* Begin Dataset section *

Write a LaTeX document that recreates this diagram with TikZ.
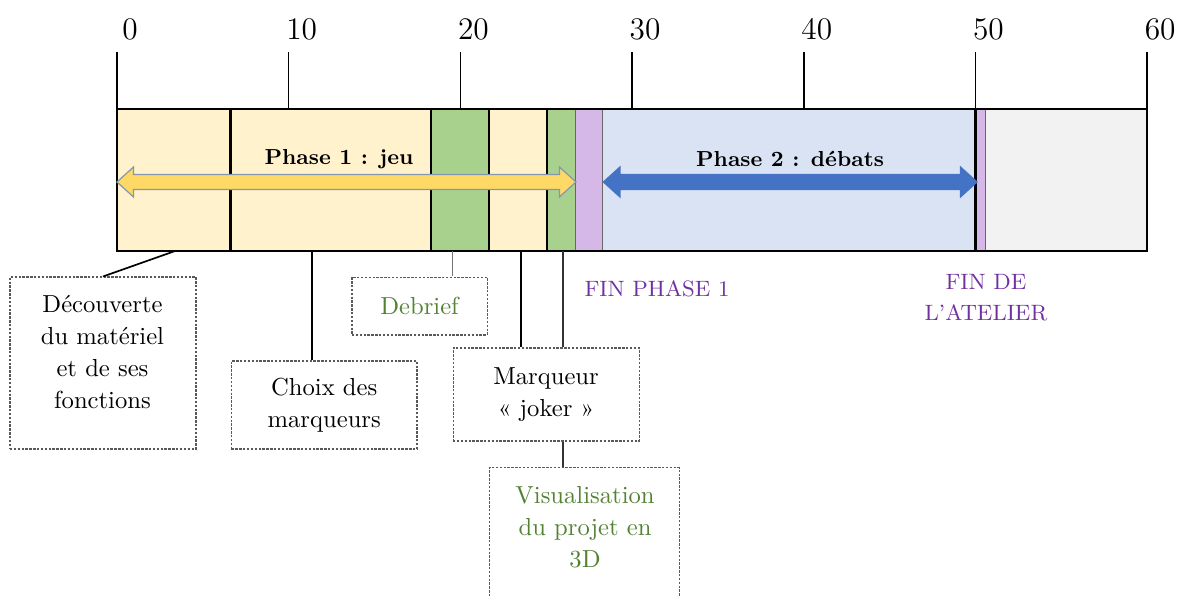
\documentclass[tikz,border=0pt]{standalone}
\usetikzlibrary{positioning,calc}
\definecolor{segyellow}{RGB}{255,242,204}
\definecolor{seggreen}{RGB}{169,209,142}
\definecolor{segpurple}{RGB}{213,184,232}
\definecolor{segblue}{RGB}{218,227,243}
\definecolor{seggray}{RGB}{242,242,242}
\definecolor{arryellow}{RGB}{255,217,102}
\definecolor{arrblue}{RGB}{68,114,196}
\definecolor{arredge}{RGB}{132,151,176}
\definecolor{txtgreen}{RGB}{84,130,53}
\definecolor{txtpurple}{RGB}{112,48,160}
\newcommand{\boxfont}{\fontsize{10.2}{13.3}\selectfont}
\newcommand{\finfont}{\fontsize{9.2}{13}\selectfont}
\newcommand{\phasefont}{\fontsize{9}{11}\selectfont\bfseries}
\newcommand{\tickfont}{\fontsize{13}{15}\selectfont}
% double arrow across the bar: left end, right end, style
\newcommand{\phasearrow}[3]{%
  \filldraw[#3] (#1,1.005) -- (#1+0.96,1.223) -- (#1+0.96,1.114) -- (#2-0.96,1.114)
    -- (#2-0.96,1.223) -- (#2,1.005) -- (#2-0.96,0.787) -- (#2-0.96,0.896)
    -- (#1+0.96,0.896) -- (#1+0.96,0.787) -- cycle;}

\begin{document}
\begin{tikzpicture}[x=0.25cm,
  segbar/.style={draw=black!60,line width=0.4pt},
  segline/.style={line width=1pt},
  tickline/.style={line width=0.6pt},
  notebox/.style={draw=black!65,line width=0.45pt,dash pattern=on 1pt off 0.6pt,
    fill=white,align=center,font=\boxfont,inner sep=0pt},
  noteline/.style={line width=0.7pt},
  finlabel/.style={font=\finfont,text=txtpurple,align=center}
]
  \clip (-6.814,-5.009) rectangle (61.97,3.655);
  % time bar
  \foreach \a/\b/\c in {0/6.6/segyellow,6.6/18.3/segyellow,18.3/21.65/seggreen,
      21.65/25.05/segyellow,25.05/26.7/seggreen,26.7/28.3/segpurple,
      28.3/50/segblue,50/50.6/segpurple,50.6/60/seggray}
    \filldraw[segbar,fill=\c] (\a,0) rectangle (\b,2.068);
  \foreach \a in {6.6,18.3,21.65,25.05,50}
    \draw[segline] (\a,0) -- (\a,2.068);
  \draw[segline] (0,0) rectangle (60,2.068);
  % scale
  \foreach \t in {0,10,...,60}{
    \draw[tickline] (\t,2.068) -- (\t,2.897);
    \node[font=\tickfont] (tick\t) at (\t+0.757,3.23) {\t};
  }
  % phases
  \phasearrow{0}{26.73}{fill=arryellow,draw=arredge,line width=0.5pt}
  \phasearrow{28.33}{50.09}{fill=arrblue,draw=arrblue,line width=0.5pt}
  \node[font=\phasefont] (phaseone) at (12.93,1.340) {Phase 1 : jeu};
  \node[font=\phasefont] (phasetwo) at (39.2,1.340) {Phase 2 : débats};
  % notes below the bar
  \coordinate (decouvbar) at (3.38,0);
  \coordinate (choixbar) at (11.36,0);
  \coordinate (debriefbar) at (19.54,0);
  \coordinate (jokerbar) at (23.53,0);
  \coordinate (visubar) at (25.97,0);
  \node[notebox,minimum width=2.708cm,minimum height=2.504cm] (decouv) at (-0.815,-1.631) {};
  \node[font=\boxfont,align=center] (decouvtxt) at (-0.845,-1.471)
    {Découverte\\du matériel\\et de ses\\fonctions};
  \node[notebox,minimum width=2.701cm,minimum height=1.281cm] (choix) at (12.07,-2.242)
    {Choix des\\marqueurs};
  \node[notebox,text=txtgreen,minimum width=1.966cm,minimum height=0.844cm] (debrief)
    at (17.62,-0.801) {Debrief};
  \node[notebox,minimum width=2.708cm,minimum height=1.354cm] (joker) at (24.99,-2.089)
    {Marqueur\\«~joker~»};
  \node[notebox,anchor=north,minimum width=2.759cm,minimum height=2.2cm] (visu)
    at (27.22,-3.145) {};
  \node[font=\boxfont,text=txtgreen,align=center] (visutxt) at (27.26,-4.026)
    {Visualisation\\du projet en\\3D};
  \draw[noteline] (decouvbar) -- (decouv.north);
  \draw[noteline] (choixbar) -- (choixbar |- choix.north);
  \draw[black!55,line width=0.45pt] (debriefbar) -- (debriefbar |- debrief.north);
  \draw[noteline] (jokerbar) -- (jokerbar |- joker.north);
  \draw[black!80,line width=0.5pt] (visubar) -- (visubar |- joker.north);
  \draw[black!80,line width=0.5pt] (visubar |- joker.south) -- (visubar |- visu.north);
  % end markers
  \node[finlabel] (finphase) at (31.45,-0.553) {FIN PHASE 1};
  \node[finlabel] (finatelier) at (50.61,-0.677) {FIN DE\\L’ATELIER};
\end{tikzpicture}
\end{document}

* End Dataset section *

Written request -> Leaving the pictures aside, transcribe the entire listing exactly.

Completed task ->
Write a LaTeX document that recreates this diagram with TikZ.
\documentclass[tikz,border=0pt]{standalone}
\usetikzlibrary{positioning,calc}
\definecolor{segyellow}{RGB}{255,242,204}
\definecolor{seggreen}{RGB}{169,209,142}
\definecolor{segpurple}{RGB}{213,184,232}
\definecolor{segblue}{RGB}{218,227,243}
\definecolor{seggray}{RGB}{242,242,242}
\definecolor{arryellow}{RGB}{255,217,102}
\definecolor{arrblue}{RGB}{68,114,196}
\definecolor{arredge}{RGB}{132,151,176}
\definecolor{txtgreen}{RGB}{84,130,53}
\definecolor{txtpurple}{RGB}{112,48,160}
\newcommand{\boxfont}{\fontsize{10.2}{13.3}\selectfont}
\newcommand{\finfont}{\fontsize{9.2}{13}\selectfont}
\newcommand{\phasefont}{\fontsize{9}{11}\selectfont\bfseries}
\newcommand{\tickfont}{\fontsize{13}{15}\selectfont}
% double arrow across the bar: left end, right end, style
\newcommand{\phasearrow}[3]{%
  \filldraw[#3] (#1,1.005) -- (#1+0.96,1.223) -- (#1+0.96,1.114) -- (#2-0.96,1.114)
    -- (#2-0.96,1.223) -- (#2,1.005) -- (#2-0.96,0.787) -- (#2-0.96,0.896)
    -- (#1+0.96,0.896) -- (#1+0.96,0.787) -- cycle;}

\begin{document}
\begin{tikzpicture}[x=0.25cm,
  segbar/.style={draw=black!60,line width=0.4pt},
  segline/.style={line width=1pt},
  tickline/.style={line width=0.6pt},
  notebox/.style={draw=black!65,line width=0.45pt,dash pattern=on 1pt off 0.6pt,
    fill=white,align=center,font=\boxfont,inner sep=0pt},
  noteline/.style={line width=0.7pt},
  finlabel/.style={font=\finfont,text=txtpurple,align=center}
]
  \clip (-6.814,-5.009) rectangle (61.97,3.655);
  % time bar
  \foreach \a/\b/\c in {0/6.6/segyellow,6.6/18.3/segyellow,18.3/21.65/seggreen,
      21.65/25.05/segyellow,25.05/26.7/seggreen,26.7/28.3/segpurple,
      28.3/50/segblue,50/50.6/segpurple,50.6/60/seggray}
    \filldraw[segbar,fill=\c] (\a,0) rectangle (\b,2.068);
  \foreach \a in {6.6,18.3,21.65,25.05,50}
    \draw[segline] (\a,0) -- (\a,2.068);
  \draw[segline] (0,0) rectangle (60,2.068);
  % scale
  \foreach \t in {0,10,...,60}{
    \draw[tickline] (\t,2.068) -- (\t,2.897);
    \node[font=\tickfont] (tick\t) at (\t+0.757,3.23) {\t};
  }
  % phases
  \phasearrow{0}{26.73}{fill=arryellow,draw=arredge,line width=0.5pt}
  \phasearrow{28.33}{50.09}{fill=arrblue,draw=arrblue,line width=0.5pt}
  \node[font=\phasefont] (phaseone) at (12.93,1.340) {Phase 1 : jeu};
  \node[font=\phasefont] (phasetwo) at (39.2,1.340) {Phase 2 : débats};
  % notes below the bar
  \coordinate (decouvbar) at (3.38,0);
  \coordinate (choixbar) at (11.36,0);
  \coordinate (debriefbar) at (19.54,0);
  \coordinate (jokerbar) at (23.53,0);
  \coordinate (visubar) at (25.97,0);
  \node[notebox,minimum width=2.708cm,minimum height=2.504cm] (decouv) at (-0.815,-1.631) {};
  \node[font=\boxfont,align=center] (decouvtxt) at (-0.845,-1.471)
    {Découverte\\du matériel\\et de ses\\fonctions};
  \node[notebox,minimum width=2.701cm,minimum height=1.281cm] (choix) at (12.07,-2.242)
    {Choix des\\marqueurs};
  \node[notebox,text=txtgreen,minimum width=1.966cm,minimum height=0.844cm] (debrief)
    at (17.62,-0.801) {Debrief};
  \node[notebox,minimum width=2.708cm,minimum height=1.354cm] (joker) at (24.99,-2.089)
    {Marqueur\\«~joker~»};
  \node[notebox,anchor=north,minimum width=2.759cm,minimum height=2.2cm] (visu)
    at (27.22,-3.145) {};
  \node[font=\boxfont,text=txtgreen,align=center] (visutxt) at (27.26,-4.026)
    {Visualisation\\du projet en\\3D};
  \draw[noteline] (decouvbar) -- (decouv.north);
  \draw[noteline] (choixbar) -- (choixbar |- choix.north);
  \draw[black!55,line width=0.45pt] (debriefbar) -- (debriefbar |- debrief.north);
  \draw[noteline] (jokerbar) -- (jokerbar |- joker.north);
  \draw[black!80,line width=0.5pt] (visubar) -- (visubar |- joker.north);
  \draw[black!80,line width=0.5pt] (visubar |- joker.south) -- (visubar |- visu.north);
  % end markers
  \node[finlabel] (finphase) at (31.45,-0.553) {FIN PHASE 1};
  \node[finlabel] (finatelier) at (50.61,-0.677) {FIN DE\\L’ATELIER};
\end{tikzpicture}
\end{document}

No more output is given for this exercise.